* Supplied records

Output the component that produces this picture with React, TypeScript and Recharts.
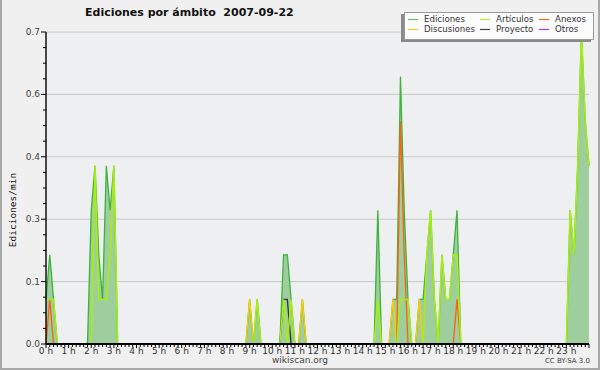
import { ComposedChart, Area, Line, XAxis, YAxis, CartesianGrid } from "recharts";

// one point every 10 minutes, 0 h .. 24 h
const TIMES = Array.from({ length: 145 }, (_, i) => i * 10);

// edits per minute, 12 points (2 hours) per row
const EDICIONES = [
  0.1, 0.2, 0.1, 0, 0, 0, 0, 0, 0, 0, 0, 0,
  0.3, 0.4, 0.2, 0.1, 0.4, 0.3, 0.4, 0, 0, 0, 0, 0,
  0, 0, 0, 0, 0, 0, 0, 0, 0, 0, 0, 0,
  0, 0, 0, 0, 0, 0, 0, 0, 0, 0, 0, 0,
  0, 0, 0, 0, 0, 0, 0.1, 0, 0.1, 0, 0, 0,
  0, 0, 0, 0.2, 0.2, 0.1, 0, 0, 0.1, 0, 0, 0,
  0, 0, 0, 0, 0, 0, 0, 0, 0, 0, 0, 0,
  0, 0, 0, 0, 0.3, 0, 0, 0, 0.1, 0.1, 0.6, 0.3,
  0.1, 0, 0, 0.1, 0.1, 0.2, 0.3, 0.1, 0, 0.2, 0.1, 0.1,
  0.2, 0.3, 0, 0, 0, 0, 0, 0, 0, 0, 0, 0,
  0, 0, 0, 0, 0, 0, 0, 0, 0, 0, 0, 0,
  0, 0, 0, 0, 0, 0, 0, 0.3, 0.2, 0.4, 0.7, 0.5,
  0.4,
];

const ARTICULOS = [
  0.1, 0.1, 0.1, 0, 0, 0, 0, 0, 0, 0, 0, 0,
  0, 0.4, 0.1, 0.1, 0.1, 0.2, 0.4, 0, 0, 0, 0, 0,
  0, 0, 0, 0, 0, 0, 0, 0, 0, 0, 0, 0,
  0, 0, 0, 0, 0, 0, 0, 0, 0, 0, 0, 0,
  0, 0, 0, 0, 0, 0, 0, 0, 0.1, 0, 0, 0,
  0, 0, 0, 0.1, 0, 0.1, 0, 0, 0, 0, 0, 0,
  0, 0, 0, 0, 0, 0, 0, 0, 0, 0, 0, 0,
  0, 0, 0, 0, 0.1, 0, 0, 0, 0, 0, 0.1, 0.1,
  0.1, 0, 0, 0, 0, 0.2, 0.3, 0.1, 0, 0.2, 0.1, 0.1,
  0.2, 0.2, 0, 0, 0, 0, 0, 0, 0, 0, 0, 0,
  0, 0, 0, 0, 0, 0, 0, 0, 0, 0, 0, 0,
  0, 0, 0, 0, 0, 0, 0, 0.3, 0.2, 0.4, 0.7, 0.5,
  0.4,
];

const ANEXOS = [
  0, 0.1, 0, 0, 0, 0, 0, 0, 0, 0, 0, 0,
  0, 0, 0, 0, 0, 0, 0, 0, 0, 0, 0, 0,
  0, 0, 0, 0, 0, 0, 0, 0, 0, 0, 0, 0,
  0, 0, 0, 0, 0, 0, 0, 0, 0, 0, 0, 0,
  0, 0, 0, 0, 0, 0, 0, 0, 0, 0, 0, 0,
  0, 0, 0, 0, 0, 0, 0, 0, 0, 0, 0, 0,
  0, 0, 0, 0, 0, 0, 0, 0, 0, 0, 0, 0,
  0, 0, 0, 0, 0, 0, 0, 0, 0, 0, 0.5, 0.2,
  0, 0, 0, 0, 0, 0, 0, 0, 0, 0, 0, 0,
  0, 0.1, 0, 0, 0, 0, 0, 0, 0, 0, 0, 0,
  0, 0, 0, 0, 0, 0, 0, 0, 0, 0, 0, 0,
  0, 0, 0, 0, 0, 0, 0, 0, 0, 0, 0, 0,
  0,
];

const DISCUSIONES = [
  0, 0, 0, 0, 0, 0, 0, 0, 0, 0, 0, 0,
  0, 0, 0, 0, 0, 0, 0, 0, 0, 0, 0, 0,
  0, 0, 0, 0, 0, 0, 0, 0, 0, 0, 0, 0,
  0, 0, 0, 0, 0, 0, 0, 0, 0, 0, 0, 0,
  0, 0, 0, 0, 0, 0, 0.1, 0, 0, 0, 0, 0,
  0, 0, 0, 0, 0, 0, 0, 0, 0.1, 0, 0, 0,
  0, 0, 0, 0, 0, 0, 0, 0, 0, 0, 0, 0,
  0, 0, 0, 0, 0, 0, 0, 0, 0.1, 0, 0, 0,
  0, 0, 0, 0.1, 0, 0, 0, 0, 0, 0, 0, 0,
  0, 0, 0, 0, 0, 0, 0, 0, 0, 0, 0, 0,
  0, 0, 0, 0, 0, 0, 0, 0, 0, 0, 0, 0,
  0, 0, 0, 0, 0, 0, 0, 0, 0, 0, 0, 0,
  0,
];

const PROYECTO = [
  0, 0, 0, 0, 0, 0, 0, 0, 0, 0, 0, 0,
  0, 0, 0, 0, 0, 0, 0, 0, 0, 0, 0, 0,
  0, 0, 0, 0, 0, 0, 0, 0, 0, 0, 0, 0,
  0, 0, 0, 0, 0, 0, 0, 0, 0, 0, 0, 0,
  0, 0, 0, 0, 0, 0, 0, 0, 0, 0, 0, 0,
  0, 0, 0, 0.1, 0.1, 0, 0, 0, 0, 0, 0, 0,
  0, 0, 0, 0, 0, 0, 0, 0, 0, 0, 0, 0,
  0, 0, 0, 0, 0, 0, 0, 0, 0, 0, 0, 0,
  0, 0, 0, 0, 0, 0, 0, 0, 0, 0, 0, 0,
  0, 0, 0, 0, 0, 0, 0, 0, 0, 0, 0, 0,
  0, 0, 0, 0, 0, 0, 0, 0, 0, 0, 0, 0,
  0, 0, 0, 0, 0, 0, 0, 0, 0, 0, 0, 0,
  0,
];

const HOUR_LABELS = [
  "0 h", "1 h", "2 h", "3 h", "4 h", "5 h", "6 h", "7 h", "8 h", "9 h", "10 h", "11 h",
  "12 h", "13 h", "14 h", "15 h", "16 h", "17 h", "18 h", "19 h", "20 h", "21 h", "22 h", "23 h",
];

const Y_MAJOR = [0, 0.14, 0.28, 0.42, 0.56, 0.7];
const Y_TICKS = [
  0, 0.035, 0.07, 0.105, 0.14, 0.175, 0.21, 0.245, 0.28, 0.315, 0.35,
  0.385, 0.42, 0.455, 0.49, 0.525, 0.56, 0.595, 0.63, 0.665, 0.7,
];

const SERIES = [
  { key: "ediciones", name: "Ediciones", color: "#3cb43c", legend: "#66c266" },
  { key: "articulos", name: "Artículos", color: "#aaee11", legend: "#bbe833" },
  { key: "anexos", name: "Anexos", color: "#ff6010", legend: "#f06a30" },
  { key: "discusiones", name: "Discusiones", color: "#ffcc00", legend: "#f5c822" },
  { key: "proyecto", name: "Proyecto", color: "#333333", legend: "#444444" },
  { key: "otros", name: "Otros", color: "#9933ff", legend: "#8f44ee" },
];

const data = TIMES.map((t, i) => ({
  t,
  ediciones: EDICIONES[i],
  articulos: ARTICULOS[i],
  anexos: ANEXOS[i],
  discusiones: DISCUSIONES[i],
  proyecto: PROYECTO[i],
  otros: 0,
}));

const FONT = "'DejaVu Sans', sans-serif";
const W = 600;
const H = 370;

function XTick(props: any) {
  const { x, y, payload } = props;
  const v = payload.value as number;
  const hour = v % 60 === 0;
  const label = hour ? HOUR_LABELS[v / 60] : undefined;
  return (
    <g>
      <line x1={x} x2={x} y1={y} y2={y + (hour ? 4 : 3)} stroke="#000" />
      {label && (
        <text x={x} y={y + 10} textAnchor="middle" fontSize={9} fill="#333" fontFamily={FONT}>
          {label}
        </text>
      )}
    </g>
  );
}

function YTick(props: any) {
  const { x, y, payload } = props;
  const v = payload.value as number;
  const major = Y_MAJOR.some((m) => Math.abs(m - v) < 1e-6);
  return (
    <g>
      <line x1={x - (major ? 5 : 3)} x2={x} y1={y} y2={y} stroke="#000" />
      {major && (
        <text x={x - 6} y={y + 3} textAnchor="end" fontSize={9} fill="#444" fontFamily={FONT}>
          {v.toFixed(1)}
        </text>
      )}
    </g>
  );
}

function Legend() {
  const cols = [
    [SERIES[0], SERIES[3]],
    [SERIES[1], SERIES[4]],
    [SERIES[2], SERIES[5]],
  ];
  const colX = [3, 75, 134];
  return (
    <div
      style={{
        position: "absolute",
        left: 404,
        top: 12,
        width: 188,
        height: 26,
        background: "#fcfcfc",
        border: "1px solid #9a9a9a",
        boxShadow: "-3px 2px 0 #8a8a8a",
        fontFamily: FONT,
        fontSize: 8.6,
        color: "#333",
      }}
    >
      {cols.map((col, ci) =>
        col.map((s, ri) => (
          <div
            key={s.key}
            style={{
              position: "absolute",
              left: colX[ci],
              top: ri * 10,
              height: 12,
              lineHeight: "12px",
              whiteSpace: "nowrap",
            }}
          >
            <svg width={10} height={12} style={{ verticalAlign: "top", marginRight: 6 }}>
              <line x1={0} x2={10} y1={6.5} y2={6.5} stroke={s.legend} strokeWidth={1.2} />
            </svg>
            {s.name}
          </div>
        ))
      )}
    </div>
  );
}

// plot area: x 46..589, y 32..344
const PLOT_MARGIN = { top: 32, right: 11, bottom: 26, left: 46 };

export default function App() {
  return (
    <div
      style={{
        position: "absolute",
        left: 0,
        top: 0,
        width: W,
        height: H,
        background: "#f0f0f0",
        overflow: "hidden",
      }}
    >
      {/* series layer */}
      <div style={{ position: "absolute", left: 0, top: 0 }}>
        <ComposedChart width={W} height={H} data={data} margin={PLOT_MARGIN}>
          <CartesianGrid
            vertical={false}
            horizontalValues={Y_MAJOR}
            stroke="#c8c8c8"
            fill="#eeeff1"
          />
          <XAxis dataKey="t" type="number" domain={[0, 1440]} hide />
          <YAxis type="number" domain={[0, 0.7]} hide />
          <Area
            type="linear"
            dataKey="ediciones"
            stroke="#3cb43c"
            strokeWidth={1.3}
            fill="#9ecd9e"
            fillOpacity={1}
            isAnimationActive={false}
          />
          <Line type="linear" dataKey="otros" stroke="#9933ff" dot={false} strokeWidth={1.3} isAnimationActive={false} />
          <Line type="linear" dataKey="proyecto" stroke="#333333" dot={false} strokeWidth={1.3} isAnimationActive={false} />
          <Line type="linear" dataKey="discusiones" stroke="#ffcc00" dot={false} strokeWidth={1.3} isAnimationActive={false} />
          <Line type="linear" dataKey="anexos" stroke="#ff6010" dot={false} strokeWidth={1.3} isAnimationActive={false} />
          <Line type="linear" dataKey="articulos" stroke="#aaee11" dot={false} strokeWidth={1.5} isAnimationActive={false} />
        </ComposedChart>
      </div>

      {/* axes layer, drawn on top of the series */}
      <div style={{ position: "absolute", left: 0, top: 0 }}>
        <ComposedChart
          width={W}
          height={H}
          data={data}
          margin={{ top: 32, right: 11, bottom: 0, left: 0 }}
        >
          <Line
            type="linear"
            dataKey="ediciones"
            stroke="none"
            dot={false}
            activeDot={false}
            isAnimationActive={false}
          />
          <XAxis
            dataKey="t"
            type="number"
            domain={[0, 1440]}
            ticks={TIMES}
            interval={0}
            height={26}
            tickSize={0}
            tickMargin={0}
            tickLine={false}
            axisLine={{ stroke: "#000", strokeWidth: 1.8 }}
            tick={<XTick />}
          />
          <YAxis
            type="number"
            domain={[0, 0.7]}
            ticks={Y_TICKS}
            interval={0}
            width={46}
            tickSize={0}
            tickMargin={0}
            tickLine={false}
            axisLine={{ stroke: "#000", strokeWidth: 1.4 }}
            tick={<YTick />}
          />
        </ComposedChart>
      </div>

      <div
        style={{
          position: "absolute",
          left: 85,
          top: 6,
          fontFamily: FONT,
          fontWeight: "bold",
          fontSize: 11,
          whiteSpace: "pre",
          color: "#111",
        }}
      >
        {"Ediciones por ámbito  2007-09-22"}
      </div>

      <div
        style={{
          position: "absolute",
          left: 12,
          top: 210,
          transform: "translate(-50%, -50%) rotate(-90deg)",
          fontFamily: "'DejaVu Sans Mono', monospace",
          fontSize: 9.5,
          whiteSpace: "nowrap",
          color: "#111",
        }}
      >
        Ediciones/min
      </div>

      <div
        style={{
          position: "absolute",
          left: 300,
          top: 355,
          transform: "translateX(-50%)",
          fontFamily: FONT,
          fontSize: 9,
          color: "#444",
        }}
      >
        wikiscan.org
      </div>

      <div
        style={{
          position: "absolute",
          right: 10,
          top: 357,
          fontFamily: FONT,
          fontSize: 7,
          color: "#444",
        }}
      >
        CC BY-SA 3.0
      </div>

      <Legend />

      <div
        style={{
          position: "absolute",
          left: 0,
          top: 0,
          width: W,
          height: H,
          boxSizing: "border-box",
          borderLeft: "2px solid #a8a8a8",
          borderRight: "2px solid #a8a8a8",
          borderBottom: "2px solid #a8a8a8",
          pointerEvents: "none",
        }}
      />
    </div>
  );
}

* * *

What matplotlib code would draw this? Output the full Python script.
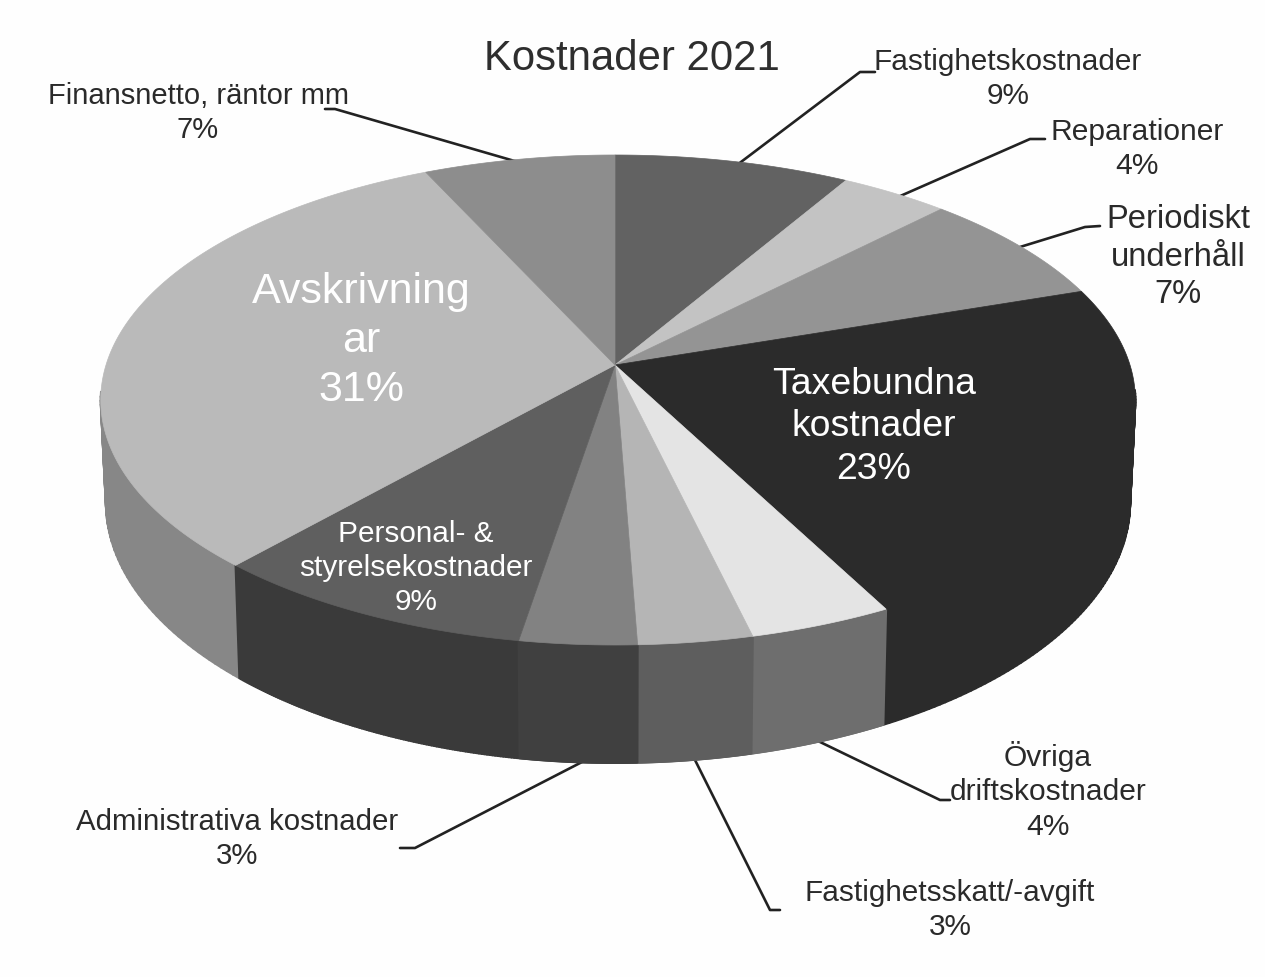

* Aim of the exercise
Check every line in the material above for the string "Output", then give only the number of lines that have it.

* Exercise answer
2